* _Set exercise_
Output the first line of the listing and each line after it, up to and including the line that contains "import plotly.graph_objects as go", exactly as written, minus the pictures.

# START OF Available data

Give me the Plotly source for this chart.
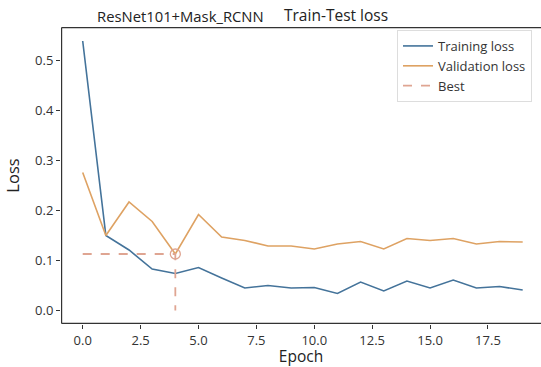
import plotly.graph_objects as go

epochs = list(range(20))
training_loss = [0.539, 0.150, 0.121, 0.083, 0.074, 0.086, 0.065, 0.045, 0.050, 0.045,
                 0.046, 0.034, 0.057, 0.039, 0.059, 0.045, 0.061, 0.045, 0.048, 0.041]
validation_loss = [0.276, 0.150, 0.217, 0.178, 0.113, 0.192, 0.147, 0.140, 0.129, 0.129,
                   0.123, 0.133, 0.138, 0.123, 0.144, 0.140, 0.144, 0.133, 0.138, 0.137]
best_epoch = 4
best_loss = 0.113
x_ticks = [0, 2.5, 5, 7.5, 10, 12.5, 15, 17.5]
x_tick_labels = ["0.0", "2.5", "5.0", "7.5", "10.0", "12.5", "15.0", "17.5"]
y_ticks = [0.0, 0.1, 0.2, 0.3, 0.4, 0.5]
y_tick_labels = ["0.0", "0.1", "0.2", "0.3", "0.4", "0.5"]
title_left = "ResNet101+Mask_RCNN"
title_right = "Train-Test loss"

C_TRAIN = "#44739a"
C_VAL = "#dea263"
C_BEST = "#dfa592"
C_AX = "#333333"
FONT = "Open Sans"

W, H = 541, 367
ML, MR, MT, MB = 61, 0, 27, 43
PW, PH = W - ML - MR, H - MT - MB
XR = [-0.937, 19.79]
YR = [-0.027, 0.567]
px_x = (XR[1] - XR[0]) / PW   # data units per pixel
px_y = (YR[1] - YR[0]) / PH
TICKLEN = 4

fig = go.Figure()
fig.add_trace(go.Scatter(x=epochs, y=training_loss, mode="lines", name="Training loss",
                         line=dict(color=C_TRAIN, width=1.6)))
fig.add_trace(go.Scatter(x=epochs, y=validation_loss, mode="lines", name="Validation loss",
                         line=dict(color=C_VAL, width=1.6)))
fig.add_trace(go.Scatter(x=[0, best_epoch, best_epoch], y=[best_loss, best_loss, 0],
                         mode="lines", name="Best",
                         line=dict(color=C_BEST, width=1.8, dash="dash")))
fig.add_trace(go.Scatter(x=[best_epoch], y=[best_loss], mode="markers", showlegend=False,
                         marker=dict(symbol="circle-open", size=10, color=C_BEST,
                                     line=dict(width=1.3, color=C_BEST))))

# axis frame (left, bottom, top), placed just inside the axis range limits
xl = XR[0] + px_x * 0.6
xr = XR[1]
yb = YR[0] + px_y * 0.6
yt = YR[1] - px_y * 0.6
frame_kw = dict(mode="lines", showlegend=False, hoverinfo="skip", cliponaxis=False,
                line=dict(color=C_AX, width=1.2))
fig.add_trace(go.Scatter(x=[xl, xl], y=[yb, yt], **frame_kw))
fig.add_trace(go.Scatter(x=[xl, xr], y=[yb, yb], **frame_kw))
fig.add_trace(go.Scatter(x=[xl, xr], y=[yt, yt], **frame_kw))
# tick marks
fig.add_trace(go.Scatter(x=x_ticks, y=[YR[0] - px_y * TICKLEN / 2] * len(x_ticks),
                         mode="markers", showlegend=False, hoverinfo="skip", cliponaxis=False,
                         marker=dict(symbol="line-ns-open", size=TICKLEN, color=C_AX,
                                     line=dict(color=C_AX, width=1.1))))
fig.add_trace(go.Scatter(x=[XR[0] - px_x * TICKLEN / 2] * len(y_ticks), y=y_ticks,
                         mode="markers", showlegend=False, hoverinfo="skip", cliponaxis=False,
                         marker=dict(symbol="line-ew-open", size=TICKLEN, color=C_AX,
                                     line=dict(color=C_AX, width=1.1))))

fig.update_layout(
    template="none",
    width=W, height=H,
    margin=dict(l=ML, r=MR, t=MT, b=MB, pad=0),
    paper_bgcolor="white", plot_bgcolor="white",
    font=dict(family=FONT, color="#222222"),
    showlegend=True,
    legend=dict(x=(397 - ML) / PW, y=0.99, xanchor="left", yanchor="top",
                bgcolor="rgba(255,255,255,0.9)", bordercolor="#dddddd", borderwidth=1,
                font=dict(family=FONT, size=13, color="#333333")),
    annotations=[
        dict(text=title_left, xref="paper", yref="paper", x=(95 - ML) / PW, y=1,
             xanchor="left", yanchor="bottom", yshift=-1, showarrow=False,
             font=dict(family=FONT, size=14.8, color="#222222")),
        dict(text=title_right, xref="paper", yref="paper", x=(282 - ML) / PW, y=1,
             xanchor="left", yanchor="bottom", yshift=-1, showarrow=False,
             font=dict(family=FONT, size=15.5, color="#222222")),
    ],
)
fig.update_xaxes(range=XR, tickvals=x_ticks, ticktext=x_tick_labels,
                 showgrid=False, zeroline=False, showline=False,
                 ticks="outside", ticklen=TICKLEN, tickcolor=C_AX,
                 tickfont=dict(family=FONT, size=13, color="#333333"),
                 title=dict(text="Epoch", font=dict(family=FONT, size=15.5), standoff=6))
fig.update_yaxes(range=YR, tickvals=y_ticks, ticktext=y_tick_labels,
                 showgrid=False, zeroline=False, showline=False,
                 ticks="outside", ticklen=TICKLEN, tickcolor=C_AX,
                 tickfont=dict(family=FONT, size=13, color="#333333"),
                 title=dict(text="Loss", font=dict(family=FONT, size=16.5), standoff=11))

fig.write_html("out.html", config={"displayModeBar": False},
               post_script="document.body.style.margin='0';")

# END OF Available data

* _Response for this exercise_
Give me the Plotly source for this chart.
import plotly.graph_objects as go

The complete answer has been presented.